A União cedeu às pressões e vetou a
circulação dos cadernos.
Oficialmente, não há perspectivas para que esse
material saia do armário.
Mas, agora, ele está disponível aqui no site NOVA
ESCOLA. Leia e tire suas conclusões.
Por enquanto, episódios
como o do menino Romeo seguem envoltos pela vergonha.
Mesmo em casos de
crianças muito pequenas, em que não há relação entre o comportamento da criança
e sua sexualidade (meninos mais sensíveis ou meninas que prefiram o futebol às
bonecas), o expediente-padrão é convocar os pais para uma conversa sobre o
suposto problema e encontrar maneiras de "corrigi-lo".
"Muitas
vezes, essas crianças e jovens apanham dos pais, são proibidos de voltar às
aulas ou mesmo fogem", relata Constantina Xavier, professora da
Universidade Federal de Mato Grosso do Sul (UFMS).

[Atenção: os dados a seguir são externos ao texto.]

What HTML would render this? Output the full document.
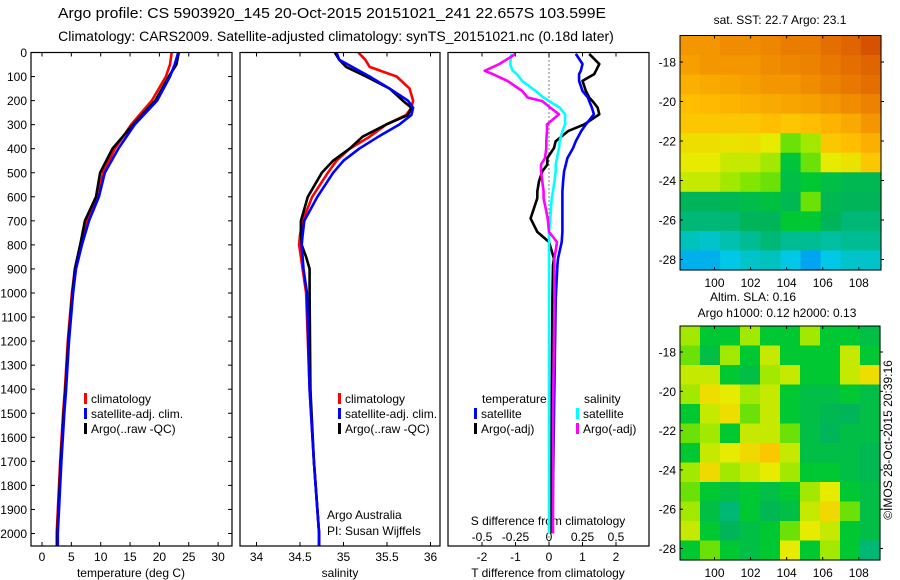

É papel da escola agir com
profissionalismo.
O que, nesse caso, significa tratar o tema com naturalidade e
não reportá-lo aos pais.
Um menino quer se vestir de princesa.
Se há algum
problema, é com os olhos de quem vê.
Como ensina Georgina Clarke, a mãe do
pequeno Romeo: "Não me importo. Faz parte de quem ele é. Se usar os
vestidos faz com que ele seja feliz, então está tudo bem para mim".